┌──
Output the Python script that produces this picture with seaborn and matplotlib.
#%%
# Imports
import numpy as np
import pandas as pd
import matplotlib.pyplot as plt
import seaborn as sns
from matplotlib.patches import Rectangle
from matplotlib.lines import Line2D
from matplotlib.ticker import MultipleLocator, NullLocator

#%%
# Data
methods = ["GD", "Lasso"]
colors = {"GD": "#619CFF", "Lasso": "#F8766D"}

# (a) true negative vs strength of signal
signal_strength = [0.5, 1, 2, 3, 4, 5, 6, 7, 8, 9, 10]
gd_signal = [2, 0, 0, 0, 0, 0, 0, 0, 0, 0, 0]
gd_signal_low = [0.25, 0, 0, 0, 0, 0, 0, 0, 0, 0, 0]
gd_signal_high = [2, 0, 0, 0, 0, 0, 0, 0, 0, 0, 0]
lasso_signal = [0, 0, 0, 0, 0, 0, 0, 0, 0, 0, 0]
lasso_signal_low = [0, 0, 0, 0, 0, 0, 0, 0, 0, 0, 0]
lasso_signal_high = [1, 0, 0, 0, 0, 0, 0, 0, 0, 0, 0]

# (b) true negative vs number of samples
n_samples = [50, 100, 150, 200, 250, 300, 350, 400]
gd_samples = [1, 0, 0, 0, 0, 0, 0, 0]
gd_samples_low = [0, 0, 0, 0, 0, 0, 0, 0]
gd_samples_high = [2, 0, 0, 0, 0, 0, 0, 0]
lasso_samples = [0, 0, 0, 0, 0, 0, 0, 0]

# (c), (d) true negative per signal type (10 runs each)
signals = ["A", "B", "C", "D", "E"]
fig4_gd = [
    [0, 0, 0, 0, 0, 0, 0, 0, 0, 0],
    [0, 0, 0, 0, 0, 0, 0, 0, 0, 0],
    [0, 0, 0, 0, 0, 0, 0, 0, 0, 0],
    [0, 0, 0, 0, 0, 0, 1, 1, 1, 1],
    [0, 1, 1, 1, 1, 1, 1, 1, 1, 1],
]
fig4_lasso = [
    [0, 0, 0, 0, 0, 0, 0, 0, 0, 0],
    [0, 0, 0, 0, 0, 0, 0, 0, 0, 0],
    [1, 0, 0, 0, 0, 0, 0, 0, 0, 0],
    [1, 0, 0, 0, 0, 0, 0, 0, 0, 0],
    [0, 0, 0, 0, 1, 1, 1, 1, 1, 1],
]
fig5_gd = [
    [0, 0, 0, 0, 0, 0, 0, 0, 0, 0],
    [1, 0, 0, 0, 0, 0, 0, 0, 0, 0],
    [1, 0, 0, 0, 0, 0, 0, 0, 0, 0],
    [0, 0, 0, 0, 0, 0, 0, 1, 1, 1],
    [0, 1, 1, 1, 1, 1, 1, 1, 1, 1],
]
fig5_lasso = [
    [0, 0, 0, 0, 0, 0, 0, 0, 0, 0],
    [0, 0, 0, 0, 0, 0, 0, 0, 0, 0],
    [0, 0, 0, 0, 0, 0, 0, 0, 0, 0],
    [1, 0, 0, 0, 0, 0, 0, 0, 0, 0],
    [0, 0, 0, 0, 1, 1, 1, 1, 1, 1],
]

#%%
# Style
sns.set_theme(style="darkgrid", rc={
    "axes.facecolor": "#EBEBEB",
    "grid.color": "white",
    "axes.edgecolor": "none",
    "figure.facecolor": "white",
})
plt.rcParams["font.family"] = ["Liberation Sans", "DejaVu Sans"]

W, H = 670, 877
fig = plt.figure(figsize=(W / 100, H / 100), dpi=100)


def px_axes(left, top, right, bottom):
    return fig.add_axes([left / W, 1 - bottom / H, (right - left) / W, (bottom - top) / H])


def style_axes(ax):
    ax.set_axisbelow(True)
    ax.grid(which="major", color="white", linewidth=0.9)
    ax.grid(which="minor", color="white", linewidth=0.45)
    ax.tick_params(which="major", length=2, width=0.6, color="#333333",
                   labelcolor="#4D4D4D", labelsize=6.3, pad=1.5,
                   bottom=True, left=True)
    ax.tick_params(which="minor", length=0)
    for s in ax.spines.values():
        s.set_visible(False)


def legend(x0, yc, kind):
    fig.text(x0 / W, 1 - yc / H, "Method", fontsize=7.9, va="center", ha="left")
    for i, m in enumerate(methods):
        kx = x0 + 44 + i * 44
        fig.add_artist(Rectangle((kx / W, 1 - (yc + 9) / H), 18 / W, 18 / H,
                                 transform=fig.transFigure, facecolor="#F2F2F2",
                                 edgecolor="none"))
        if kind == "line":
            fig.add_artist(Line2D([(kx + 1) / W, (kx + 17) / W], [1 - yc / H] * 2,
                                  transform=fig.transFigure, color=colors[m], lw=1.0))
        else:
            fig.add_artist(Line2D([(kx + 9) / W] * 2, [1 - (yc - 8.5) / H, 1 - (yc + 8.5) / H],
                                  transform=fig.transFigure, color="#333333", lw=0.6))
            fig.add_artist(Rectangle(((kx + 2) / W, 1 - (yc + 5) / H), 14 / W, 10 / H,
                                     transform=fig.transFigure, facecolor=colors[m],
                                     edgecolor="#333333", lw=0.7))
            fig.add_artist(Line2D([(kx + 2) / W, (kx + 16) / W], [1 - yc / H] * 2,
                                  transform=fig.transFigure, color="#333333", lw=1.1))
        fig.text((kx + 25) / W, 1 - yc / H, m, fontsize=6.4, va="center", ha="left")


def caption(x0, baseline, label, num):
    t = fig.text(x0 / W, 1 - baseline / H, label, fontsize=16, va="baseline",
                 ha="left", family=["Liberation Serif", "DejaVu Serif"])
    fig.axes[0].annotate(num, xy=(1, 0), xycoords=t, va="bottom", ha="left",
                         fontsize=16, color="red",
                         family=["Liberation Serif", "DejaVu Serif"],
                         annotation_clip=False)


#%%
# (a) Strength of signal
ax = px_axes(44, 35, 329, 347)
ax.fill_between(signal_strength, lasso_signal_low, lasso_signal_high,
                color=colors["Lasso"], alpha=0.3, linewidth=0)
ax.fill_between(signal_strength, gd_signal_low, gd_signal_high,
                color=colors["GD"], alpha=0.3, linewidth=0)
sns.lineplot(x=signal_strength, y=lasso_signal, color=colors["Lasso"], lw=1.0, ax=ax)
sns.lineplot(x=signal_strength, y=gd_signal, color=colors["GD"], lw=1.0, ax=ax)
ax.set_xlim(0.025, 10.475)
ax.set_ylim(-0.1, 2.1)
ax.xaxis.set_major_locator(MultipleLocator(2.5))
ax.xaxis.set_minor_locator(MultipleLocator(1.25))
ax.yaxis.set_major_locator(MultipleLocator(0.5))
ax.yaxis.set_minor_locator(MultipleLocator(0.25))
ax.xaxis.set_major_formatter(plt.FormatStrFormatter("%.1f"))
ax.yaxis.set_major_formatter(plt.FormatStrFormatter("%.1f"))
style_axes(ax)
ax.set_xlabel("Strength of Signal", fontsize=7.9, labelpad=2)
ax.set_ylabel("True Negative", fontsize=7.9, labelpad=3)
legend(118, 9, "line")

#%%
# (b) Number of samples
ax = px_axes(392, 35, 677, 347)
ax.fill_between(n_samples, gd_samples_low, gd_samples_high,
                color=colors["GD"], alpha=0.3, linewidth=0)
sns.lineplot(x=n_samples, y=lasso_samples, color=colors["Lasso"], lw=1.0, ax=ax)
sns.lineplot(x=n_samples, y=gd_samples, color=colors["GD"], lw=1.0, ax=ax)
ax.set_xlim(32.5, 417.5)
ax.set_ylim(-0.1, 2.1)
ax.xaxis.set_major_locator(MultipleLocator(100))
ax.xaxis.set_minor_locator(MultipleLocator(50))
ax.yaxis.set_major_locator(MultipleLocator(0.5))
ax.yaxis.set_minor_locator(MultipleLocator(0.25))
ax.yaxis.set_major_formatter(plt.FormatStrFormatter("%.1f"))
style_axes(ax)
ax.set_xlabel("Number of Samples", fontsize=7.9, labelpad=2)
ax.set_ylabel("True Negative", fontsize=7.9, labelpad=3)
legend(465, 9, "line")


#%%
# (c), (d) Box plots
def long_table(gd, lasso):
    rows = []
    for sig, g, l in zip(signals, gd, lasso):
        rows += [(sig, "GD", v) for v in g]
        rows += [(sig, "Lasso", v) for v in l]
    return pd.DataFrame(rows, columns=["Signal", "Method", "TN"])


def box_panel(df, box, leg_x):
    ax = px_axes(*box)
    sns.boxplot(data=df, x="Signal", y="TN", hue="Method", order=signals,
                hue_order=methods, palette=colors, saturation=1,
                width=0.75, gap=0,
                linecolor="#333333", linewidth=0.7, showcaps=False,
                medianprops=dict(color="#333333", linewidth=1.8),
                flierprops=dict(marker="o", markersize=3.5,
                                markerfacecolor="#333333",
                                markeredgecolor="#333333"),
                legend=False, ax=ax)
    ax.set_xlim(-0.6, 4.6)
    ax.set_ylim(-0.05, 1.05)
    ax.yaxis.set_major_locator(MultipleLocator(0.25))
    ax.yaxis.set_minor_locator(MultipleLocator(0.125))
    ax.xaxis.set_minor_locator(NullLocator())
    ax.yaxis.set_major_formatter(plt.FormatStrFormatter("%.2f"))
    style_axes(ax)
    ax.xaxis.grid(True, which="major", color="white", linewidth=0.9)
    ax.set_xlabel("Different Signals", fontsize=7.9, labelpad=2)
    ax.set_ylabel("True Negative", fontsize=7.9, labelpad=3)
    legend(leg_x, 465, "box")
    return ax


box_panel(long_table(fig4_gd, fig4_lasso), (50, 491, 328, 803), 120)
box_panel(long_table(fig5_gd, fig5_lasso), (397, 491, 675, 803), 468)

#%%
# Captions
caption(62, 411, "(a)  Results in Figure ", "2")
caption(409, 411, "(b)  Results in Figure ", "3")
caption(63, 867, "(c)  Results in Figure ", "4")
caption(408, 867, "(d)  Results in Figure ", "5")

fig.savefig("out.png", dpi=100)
└──
Given problem → Word for word, quote the lines of the material from the first line through the line with "from matplotlib.ticker import", both ends included.

Full output →
Output the Python script that produces this picture with seaborn and matplotlib.
#%%
# Imports
import numpy as np
import pandas as pd
import matplotlib.pyplot as plt
import seaborn as sns
from matplotlib.patches import Rectangle
from matplotlib.lines import Line2D
from matplotlib.ticker import MultipleLocator, NullLocator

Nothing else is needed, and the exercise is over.